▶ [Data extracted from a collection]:
——————
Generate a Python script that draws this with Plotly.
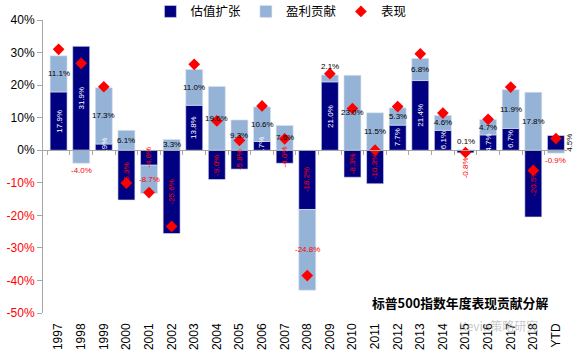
import plotly.graph_objects as go

years = ["1997", "1998", "1999", "2000", "2001", "2002", "2003", "2004", "2005", "2006",
         "2007", "2008", "2009", "2010", "2011", "2012", "2013", "2014", "2015", "2016",
         "2017", "2018", "YTD"]
valuation = [17.9, 31.9, 1.9, -15.3, -4.6, -25.6, 13.8, -9.0, -5.8, 2.7,
             -4.0, -18.2, 21.0, -8.3, -10.3, 7.7, 21.4, 6.1, -0.8, 4.7,
             6.7, -20.5, 4.5]
earnings = [11.1, -4.0, 17.3, 6.1, -8.7, 3.3, 11.0, 19.6, 9.3, 10.6,
            7.6, -24.8, 2.1, 23.0, 11.5, 5.3, 6.8, 4.6, 0.1, 4.7,
            11.9, 17.8, -0.9]
performance = [31.0, 26.7, 19.5, -10.1, -13.0, -23.4, 26.4, 9.0, 3.0, 13.6,
               3.5, -38.5, 23.5, 12.8, 0.0, 13.4, 29.6, 11.4, -0.7, 9.5,
               19.4, -6.2, 3.6]
ytick_vals = [40, 30, 20, 10, 0, -10, -20, -30, -40, -50]

DARK = "#000080"
LIGHT = "#95B3D7"
RED = "#FF0000"
CJK = "Noto Sans CJK SC"
LAT = "Liberation Sans, Arial"

fig = go.Figure()
fig.add_trace(go.Bar(x=years, y=valuation, name="估值扩张",
                     marker=dict(color=DARK, line=dict(color="#dde3ee", width=0.6)),
                     width=0.75, hoverinfo="x+y"))
fig.add_trace(go.Bar(x=years, y=earnings, name="盈利贡献",
                     marker=dict(color=LIGHT, line=dict(color="#dde3ee", width=0.6)),
                     width=0.75, hoverinfo="x+y"))
fig.add_trace(go.Scatter(x=years, y=performance, name="表现", mode="markers",
                         marker=dict(symbol="diamond", color=RED, size=9)))
# helper trace so the zero-line axis carries the same categories
fig.add_trace(go.Scatter(x=years, y=performance, xaxis="x2", mode="markers",
                         marker=dict(opacity=0), showlegend=False, hoverinfo="skip"))

annotations = []
n = len(years)
for i, (v, e) in enumerate(zip(valuation, earnings)):
    # valuation labels (rotated)
    vt = f"{v:.1f}%"
    if i == n - 1:
        annotations.append(dict(x=i, y=v / 2, text=vt, textangle=-90, showarrow=False,
                                xshift=14, font=dict(size=8, color="black", family=LAT)))
    elif v < 0 and abs(v) < 2:
        annotations.append(dict(x=i, y=v, text=vt, textangle=-90, showarrow=False,
                                yshift=-15, font=dict(size=8, color=RED, family=LAT)))
    else:
        annotations.append(dict(x=i, y=v / 2, text=vt, textangle=-90, showarrow=False,
                                font=dict(size=8, color="white" if v > 0 else RED, family=LAT)))
    # earnings labels (horizontal)
    if e > 0:
        base = v if v > 0 else 0
    else:
        base = v if v < 0 else 0
    et = f"{e:.1f}%"
    col = "black" if e > 0 else RED
    if 0 < e < 3:
        annotations.append(dict(x=i, y=base + e, text=et, showarrow=False, yanchor="bottom",
                                yshift=2, font=dict(size=8, color=col, family=LAT)))
    elif e < 0 and abs(e) < 5:
        annotations.append(dict(x=i, y=base + e, text=et, showarrow=False, yanchor="top",
                                yshift=-1, font=dict(size=8, color=col, family=LAT)))
    else:
        annotations.append(dict(x=i, y=base + e / 2, text=et, showarrow=False,
                                font=dict(size=8, color=col, family=LAT)))

annotations.append(dict(xref="paper", yref="paper", x=0.795, xanchor="center", y=0.035, yanchor="middle",
                        text="<b>标普500指数年度表现贡献分解</b>",
                        showarrow=False, font=dict(size=12.8, color="black", family=CJK)))
annotations.append(dict(xref="paper", yref="paper", x=0.87, xanchor="center", y=-0.044, yanchor="middle",
                        text="Kevin策略研究",
                        showarrow=False, font=dict(size=12, color="rgba(150,150,150,0.55)", family=CJK)))

ticktext = [f"{t}%" if t >= 0 else f'<span style="color:#FF0000">{t}%</span>' for t in ytick_vals]

zero_frac = 50 / 90
fig.update_layout(
    width=576, height=353,
    margin=dict(l=43, r=9, t=20, b=40, autoexpand=False),
    barmode="relative",
    plot_bgcolor="white", paper_bgcolor="white",
    font=dict(family=LAT, size=12, color="black"),
    xaxis=dict(type="category", range=[-0.69, 22.49], showline=False, ticks="",
               tickangle=-90, tickfont=dict(size=12, family=LAT), ticklabelstandoff=7,
               showgrid=False, zeroline=False),
    xaxis2=dict(type="category", overlaying="x", matches="x", anchor="free", position=zero_frac,
                showline=True, linecolor="#a6a6a6", linewidth=1, ticks="outside", ticklen=4,
                tickcolor="#a6a6a6", tickson="boundaries", showticklabels=False, showgrid=False),
    yaxis=dict(range=[-50, 40], tickvals=ytick_vals, ticktext=ticktext, showline=True,
               linecolor="#a6a6a6", linewidth=1, ticks="outside", ticklen=5, tickcolor="#a6a6a6",
               showgrid=False, zeroline=False, tickfont=dict(size=12, family=LAT)),
    legend=dict(orientation="h", x=0.205, xanchor="left", y=1.028, yanchor="middle",
                font=dict(size=12.5, family=CJK), itemwidth=30, bgcolor="rgba(0,0,0,0)",
                tracegroupgap=0),
    annotations=annotations,
    showlegend=True,
)

fig.write_html("out.html")
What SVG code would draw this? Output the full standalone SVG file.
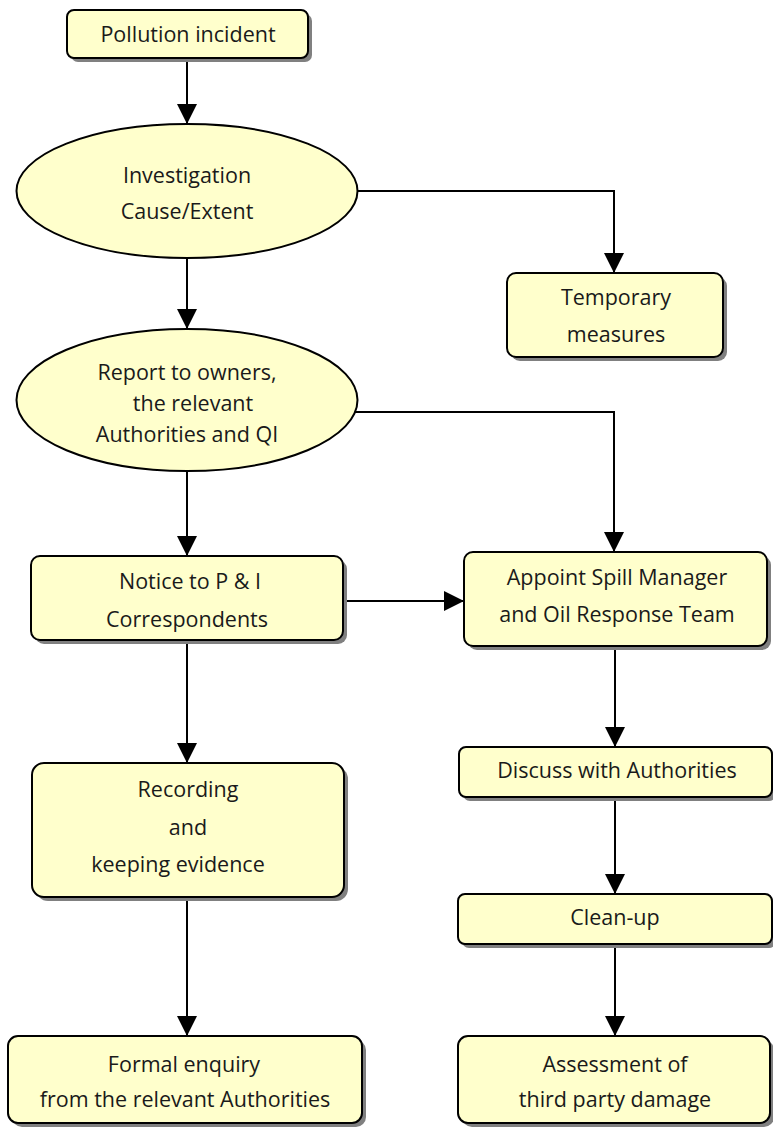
<svg xmlns="http://www.w3.org/2000/svg" width="773" height="1129" viewBox="0 0 773 1129">
  <defs>
    <marker id="arrow" markerUnits="userSpaceOnUse" markerWidth="20" markerHeight="20" refX="20" refY="10" orient="auto">
      <path d="M0,0 L20,10 L0,20 z" fill="#000"/>
    </marker>
  </defs>
  <style>
    .box { fill: #ffffcc; stroke: #000; stroke-width: 2; }
    .shadow { fill: #808080; }
    .oval { fill: #ffffcc; stroke: #000; stroke-width: 2; }
    .lbl { font-family: "Open Sans", "Noto Sans", "Liberation Sans", sans-serif; font-size: 21.5px; fill: #1a1a1a; text-anchor: middle; }
    .conn { fill: none; stroke: #000; stroke-width: 2; marker-end: url(#arrow); }
  </style>

  <rect width="773" height="1129" fill="#fff"/>

  <!-- connectors -->
  <g id="connectors">
    <path class="conn" d="M187,58 V124"/>
    <path class="conn" d="M357,191 H614 V273"/>
    <path class="conn" d="M187,258 V329"/>
    <path class="conn" d="M355,412 H614 V552"/>
    <path class="conn" d="M187,471 V556"/>
    <path class="conn" d="M343,601 H464"/>
    <path class="conn" d="M187,640 V763"/>
    <path class="conn" d="M187,897 V1036"/>
    <path class="conn" d="M615,646 V747"/>
    <path class="conn" d="M615,797 V894"/>
    <path class="conn" d="M615,944 V1036"/>
  </g>

  <g id="pollution-incident">
    <rect class="shadow" x="71" y="14" width="241" height="48" rx="7"/>
    <rect class="box" x="67" y="10" width="241" height="48" rx="7"/>
    <text class="lbl" x="188" y="42">Pollution incident</text>
  </g>

  <g id="investigation">
    <ellipse class="oval" cx="187" cy="191" rx="170.5" ry="67"/>
    <text class="lbl" x="187" y="183">Investigation</text>
    <text class="lbl" x="187" y="219">Cause/Extent</text>
  </g>

  <g id="temporary-measures">
    <rect class="shadow" x="511" y="277" width="216" height="84" rx="9"/>
    <rect class="box" x="507" y="273" width="216" height="84" rx="9"/>
    <text class="lbl" x="616" y="305">Temporary</text>
    <text class="lbl" x="616" y="342">measures</text>
  </g>

  <g id="report">
    <ellipse class="oval" cx="187" cy="400" rx="170.5" ry="71"/>
    <text class="lbl" x="187" y="380">Report to owners,</text>
    <text class="lbl" x="193" y="411">the relevant</text>
    <text class="lbl" x="187" y="442">Authorities and QI</text>
  </g>

  <g id="notice">
    <rect class="shadow" x="35" y="560" width="312" height="84" rx="9"/>
    <rect class="box" x="31" y="556" width="312" height="84" rx="9"/>
    <text class="lbl" x="190" y="589">Notice to P &amp; I</text>
    <text class="lbl" x="187" y="627">Correspondents</text>
  </g>

  <g id="appoint">
    <rect class="shadow" x="468" y="556" width="303" height="94" rx="9"/>
    <rect class="box" x="464" y="552" width="303" height="94" rx="9"/>
    <text class="lbl" x="617" y="585">Appoint Spill Manager</text>
    <text class="lbl" x="617" y="622">and Oil Response Team</text>
  </g>

  <g id="recording">
    <rect class="shadow" x="36" y="767" width="312" height="134" rx="12"/>
    <rect class="box" x="32" y="763" width="312" height="134" rx="12"/>
    <text class="lbl" x="188" y="797">Recording</text>
    <text class="lbl" x="188" y="835">and</text>
    <text class="lbl" x="178" y="872">keeping evidence</text>
  </g>

  <g id="discuss">
    <rect class="shadow" x="463" y="751" width="313" height="50" rx="7"/>
    <rect class="box" x="459" y="747" width="313" height="50" rx="7"/>
    <text class="lbl" x="617" y="778">Discuss with Authorities</text>
  </g>

  <g id="clean-up">
    <rect class="shadow" x="462" y="898" width="314" height="50" rx="7"/>
    <rect class="box" x="458" y="894" width="314" height="50" rx="7"/>
    <text class="lbl" x="615" y="925">Clean-up</text>
  </g>

  <g id="formal-enquiry">
    <rect class="shadow" x="12" y="1040" width="354" height="87" rx="10"/>
    <rect class="box" x="8" y="1036" width="354" height="87" rx="10"/>
    <text class="lbl" x="184" y="1072">Formal enquiry</text>
    <text class="lbl" x="185" y="1107">from the relevant Authorities</text>
  </g>

  <g id="assessment">
    <rect class="shadow" x="462" y="1040" width="312" height="87" rx="10"/>
    <rect class="box" x="458" y="1036" width="312" height="87" rx="10"/>
    <text class="lbl" x="615" y="1072">Assessment of</text>
    <text class="lbl" x="615" y="1107">third party damage</text>
  </g>
</svg>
——————
▶ [Requirements]: Return the lines exactly as they stand, from the start of the entries through the line holding "import plotly.graph_objects as go"; omit the pictures.

▶ [Exercise response]:
Generate a Python script that draws this with Plotly.
import plotly.graph_objects as go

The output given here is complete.